Has number phi ever popped up in modern or classical physics

[Matrixman13]

I was wondering if the number phi (1.618) has ever popped up in modern or classical physics. thanks in advance

 

[Matrixman13]

I have been looking into the divine proportion and so i was wondering if phi has ever showed up in physics...just a clarification.

 

[Janitor]

I have heard of it coming up in biology, but not in physics. Take that for what it's worth.

 

[flexten]

1/G=G-1 only place i ever saw it was when i wrote root finding algorithm. Golden section converges faster than interval halving with same amount of work ... but not as fast as Newton's method (Newton's sometimes don't converge as often).
Plant ratios : oak 2/5 (rev/leafs) elm 1/2 beech 1/3 some trees 3/8 some bushes 5/13 pinecones and common teasel and sunflower 21 curves crossing 34 curves ... 34-55, 55-89, dahlia 8 ray 13 ragwort 21 oxeye daisy. That's all i have. It's geometric and biological somehow.

Best

 

[Lokolo]

well I am doing my maths coursework and its to do with the phi function, you look at the factors of a numbers (eg. 7) and look at the factors below it (1,2,3,4,5,6,7) and any of the factors which are in the factors of 7 you don't include (excluding 1, that would defeat the whole object). Not sure if it has any relevence to the Phi number though.../me gets out his coursework...

 

[flexten]

Thinking about it a little more: i never heard of the golden ratio having a name.
It's just the limit of the ratio of two terms in the Fibonacci series : 1 2 3 5 8 13 21 ...

[tex]
\frac{{\sqrt 5 - 1}}{2} = .618...
[/tex]

The nth term (n large) is given by :

[itex]
\[
\frac{1}{{\sqrt 5 }}\left( {\left[ {\frac{{1 + \sqrt 5 }}{2}} \right]^{n + 1} - \left[ {\frac{{1 - \sqrt 5 }}{2}} \right]^{n + 1} } \right)
\]
[/itex]

Best

 

[Dburghoff]

Well, pi can be expressed in terms of the sum of the arctangents of a bunch of Fibonacci numbers.

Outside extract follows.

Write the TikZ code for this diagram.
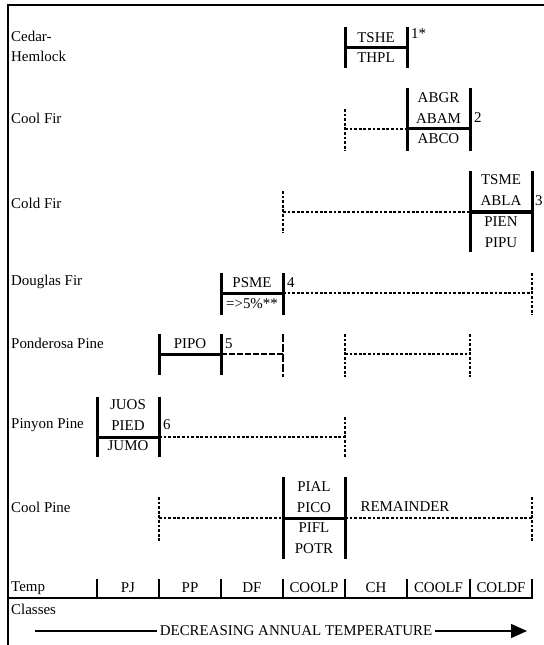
\documentclass[tikz,border=0pt]{standalone}
\usepackage{fontspec}
\setmainfont{Liberation Serif}
\usetikzlibrary{arrows.meta, positioning}

\begin{document}
\begin{tikzpicture}[
        x=1bp, y=-1bp,
        font=\fontsize{15}{20.5}\selectfont,
        frame_line/.style = {line width=1.8bp},
        sp_bar/.style = {line width=3bp},
        sp_range/.style = {line width=2.8bp, dash pattern=on 2.8bp off 1.8bp},
        sp_dash/.style = {line width=2.8bp, dash pattern=on 6bp off 2bp},
        sp_dash_long/.style = {line width=2.8bp, dash pattern=on 8bp off 2bp},
        tick_line/.style = {line width=2.2bp},
        row_label/.style = {anchor=west, align=left, inner sep=0pt},
        code_text/.style = {align=center, inner sep=0pt},
        num_text/.style = {anchor=west, inner sep=0pt}
    ]
    \useasboundingbox (0,0) rectangle (544,645);

    % Frame
    \coordinate (frame_bottom) at (8,645);
    \coordinate (frame_corner) at (8,5);
    \coordinate (frame_right) at (544,5);
    \draw [frame_line] (frame_bottom) -- (frame_corner) -- (frame_right);

    % Cedar-Hemlock
    \node [row_label] (ch_label) at (11,46.5) {Cedar-\\Hemlock};
    \node [code_text] (ch_codes) at (376,47.5) {TSHE\\THPL};
    \draw [sp_bar] (345,27) -- (345,68);
    \draw [sp_bar] (407,27) -- (407,68);
    \draw [sp_bar] (345,48) -- (407,48);
    \node [num_text] (ch_num) at (411,34) {1*};

    % Cool Fir
    \node [row_label] (cf_label) at (11,118) {Cool Fir};
    \node [code_text] (cf_codes) at (438.5,118.5) {ABGR\\ABAM\\ABCO};
    \draw [sp_bar] (407,88) -- (407,151);
    \draw [sp_bar] (470,88) -- (470,151);
    \draw [sp_bar] (407,129) -- (470,129);
    \draw [sp_range] (345,109) -- (345,151);
    \draw [sp_range] (345,129) -- (407,129);
    \node [num_text] (cf_num) at (474,118) {2};

    % Cold Fir
    \node [row_label] (cdf_label) at (11,203) {Cold Fir};
    \node [code_text, font=\fontsize{15}{21}\selectfont] (cdf_codes) at (501,211) {TSME\\ABLA\\PIEN\\PIPU};
    \draw [sp_bar] (470,171) -- (470,252);
    \draw [sp_bar] (532,171) -- (532,252);
    \draw [sp_bar, line width=3.6bp] (470,212) -- (533,212);
    \draw [sp_range] (283,191) -- (283,233);
    \draw [sp_range] (283,212) -- (470,212);
    \node [num_text] (cdf_num) at (535,201) {3};

    % Douglas Fir
    \node [row_label] (df_label) at (11,282) {Douglas Fir};
    \node [code_text] (df_code) at (252,283) {PSME};
    \node [code_text] (df_share) at (252,304) {=>5\%**};
    \draw [sp_bar] (221,273) -- (221,315);
    \draw [sp_bar] (283,273) -- (283,315);
    \draw [sp_bar] (221,293) -- (283,293);
    \draw [sp_range] (283,293) -- (532,293);
    \draw [sp_range] (532,273) -- (532,315);
    \node [num_text] (df_num) at (287,283) {4};

    % Ponderosa Pine
    \node [row_label] (pp_label) at (11,343) {Ponderosa Pine};
    \node [code_text] (pp_code) at (190,344) {PIPO};
    \draw [sp_bar] (159,334) -- (159,375);
    \draw [sp_bar] (221,334) -- (221,375);
    \draw [sp_bar] (159,354) -- (221,354);
    \draw [sp_dash] (221,354) -- (283,354);
    \draw [sp_dash_long] (283,334) -- (283,377);
    \draw [sp_range] (345,334) -- (345,377);
    \draw [sp_range] (470,334) -- (470,377);
    \draw [sp_range] (345,354) -- (470,354);
    \node [num_text] (pp_num) at (225,344) {5};

    % Pinyon Pine
    \node [row_label] (pj_label) at (11,425) {Pinyon Pine};
    \node [code_text] (pj_codes) at (128,425.5) {JUOS\\PIED\\JUMO};
    \draw [sp_bar] (97,397) -- (97,457);
    \draw [sp_bar] (159,397) -- (159,457);
    \draw [sp_bar] (97,437) -- (159,437);
    \draw [sp_range] (159,437) -- (345,437);
    \draw [sp_range] (345,417) -- (345,457);
    \node [num_text] (pj_num) at (163,425) {6};

    % Cool Pine
    \node [row_label] (cp_label) at (11,507) {Cool Pine};
    \node [code_text] (cp_codes) at (314,517.5) {PIAL\\PICO\\PIFL\\POTR};
    \draw [sp_bar] (283,477) -- (283,559);
    \draw [sp_bar] (345,477) -- (345,559);
    \draw [sp_bar] (283,518) -- (345,518);
    \draw [sp_range] (159,518) -- (283,518);
    \draw [sp_range] (159,497) -- (159,542);
    \draw [sp_range] (345,518) -- (532,518);
    \draw [sp_range] (532,497) -- (532,542);
    \node [code_text] (cp_rest) at (405,507) {REMAINDER};

    % Temperature classes
    \node [row_label] (temp_label) at (11,588) {Temp};
    \node [row_label] (classes_label) at (11,609) {Classes};
    \draw [tick_line] (8,598) -- (533,598);
    \draw [tick_line] (97,579) -- (97,598);
    \draw [tick_line] (159,579) -- (159,598);
    \draw [tick_line] (221,579) -- (221,598);
    \draw [tick_line] (283,579) -- (283,598);
    \draw [tick_line] (345,579) -- (345,598);
    \draw [tick_line] (407,579) -- (407,598);
    \draw [tick_line] (470,579) -- (470,598);
    \draw [tick_line] (532,579) -- (532,598);
    \node [code_text] (class_pj) at (128,588) {PJ};
    \node [code_text] (class_pp) at (190,588) {PP};
    \node [code_text] (class_df) at (252,588) {DF};
    \node [code_text] (class_coolp) at (314,588) {COOLP};
    \node [code_text] (class_ch) at (376,588) {CH};
    \node [code_text] (class_coolf) at (438.5,588) {COOLF};
    \node [code_text] (class_coldf) at (501,588) {COLDF};

    % Temperature arrow
    \node [inner sep=2.5bp] (arrow_text) at (296,631) {DECREASING ANNUAL TEMPERATURE};
    \coordinate (arrow_start) at (35,631);
    \coordinate (arrow_end) at (527,631);
    \draw [line width=1.5bp] (arrow_start) -- (arrow_text.west);
    \draw [line width=1.5bp, -{Triangle[length=16bp, width=14bp]}] (arrow_text.east) -- (arrow_end);

\end{tikzpicture}
\end{document}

Does that count?

 

[Matrixman13]

well i know what it is,I just wanted to know if it was in physics cause i know it's in biology a lot.

 

[Gokul43201]

I've never come across it in physics. Well, if you had something that was a solution of the required quadratic, it could be a multiple of phi, but that doesn't really mean anything special.

 

[Matrixman13]

I have done some research, and I found this site
http://www.tshankha.com/phi.htm

It apparently shows that phi has been appearing in quantum equations.

I'm only 14...so i don't really know what the math means.
could someone please explain what's going on in this site
thanx

 

[Matrixman13]

or maybe not

k...can someone atleast comment on the site

 

[Janitor]

I remember Loren Booda's physics website makes mention of Fibonacci numbers, which of course is a topic that has ties to the Golden section. Maybe he will enlighten us.